SUPPLIED MATERIAL –
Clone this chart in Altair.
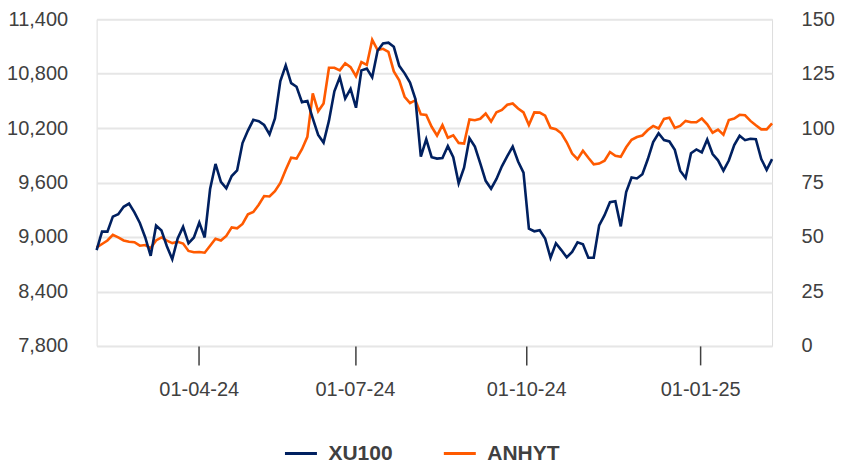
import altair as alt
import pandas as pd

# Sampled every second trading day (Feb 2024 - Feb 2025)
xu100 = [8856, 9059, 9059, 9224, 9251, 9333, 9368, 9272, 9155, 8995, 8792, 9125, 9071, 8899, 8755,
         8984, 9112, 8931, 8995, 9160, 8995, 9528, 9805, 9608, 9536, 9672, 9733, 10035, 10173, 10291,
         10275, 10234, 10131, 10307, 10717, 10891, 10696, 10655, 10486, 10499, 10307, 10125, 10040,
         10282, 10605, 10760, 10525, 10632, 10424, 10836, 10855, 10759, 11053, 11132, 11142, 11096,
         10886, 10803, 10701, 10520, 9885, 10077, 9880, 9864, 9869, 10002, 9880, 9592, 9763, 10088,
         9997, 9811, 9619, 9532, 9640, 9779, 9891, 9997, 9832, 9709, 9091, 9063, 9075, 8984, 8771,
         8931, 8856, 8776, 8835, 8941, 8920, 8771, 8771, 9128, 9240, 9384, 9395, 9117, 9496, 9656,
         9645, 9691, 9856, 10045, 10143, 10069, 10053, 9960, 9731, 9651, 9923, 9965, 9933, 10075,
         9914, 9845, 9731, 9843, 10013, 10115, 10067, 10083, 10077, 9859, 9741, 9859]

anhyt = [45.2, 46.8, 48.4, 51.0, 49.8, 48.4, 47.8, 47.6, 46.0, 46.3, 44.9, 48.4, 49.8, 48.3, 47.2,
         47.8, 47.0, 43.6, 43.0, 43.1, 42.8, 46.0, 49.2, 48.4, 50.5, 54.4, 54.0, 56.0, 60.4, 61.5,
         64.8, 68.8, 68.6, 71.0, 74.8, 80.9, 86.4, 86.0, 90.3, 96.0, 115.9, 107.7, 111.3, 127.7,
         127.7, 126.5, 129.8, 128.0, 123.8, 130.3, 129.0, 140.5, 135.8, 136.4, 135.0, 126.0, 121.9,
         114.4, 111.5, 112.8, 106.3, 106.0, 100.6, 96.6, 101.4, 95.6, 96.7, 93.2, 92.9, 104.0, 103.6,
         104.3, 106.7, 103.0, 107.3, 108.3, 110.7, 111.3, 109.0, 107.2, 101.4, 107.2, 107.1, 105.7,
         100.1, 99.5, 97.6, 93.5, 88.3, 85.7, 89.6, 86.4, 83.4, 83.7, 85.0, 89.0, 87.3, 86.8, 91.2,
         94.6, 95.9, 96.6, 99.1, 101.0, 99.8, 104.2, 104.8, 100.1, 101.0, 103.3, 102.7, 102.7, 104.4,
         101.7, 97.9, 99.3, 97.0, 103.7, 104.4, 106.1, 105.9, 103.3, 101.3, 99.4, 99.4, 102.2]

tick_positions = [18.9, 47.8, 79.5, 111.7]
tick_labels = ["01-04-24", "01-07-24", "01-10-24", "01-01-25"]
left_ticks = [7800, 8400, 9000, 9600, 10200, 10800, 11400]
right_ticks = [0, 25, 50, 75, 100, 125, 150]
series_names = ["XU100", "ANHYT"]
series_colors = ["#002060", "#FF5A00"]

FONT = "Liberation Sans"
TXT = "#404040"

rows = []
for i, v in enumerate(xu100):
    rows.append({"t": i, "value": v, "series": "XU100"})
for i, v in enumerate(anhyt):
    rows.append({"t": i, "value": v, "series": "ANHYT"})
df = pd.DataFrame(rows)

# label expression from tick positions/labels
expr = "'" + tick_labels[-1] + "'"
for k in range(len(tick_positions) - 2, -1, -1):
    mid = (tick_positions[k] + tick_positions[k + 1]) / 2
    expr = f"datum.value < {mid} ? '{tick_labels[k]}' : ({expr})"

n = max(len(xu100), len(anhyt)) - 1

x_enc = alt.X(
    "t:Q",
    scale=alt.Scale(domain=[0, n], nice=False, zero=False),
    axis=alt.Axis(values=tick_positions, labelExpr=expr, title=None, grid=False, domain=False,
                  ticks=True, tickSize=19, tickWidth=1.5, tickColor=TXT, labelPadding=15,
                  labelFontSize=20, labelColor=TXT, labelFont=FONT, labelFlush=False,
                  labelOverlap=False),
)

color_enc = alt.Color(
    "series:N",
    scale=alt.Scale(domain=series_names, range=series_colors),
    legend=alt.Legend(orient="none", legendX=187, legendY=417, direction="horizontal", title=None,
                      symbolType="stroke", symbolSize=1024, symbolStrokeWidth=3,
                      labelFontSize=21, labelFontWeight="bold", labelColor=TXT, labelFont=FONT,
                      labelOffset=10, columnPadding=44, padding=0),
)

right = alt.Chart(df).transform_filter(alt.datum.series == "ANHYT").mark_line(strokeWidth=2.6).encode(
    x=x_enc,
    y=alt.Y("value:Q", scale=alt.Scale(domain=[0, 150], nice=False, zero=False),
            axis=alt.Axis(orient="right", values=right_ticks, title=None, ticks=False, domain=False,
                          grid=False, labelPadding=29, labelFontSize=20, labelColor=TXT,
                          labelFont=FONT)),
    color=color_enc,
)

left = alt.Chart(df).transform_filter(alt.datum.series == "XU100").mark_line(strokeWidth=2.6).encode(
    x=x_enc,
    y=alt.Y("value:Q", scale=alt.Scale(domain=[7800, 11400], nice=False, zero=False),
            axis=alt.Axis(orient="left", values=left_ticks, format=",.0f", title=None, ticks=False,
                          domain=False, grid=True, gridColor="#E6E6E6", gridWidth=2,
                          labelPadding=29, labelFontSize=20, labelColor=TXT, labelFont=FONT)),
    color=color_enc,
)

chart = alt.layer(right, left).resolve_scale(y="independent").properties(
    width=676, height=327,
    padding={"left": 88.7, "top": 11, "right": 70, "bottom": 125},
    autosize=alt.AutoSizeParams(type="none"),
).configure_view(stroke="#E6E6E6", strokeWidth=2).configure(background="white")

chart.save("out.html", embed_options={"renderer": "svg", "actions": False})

TASK TO CARRY OUT –
Everything from the top line of the data down to and including the line with "import pandas as pd" is to be copied, except the pictures.

ANSWER TO THE TASK –
Clone this chart in Altair.
import altair as alt
import pandas as pd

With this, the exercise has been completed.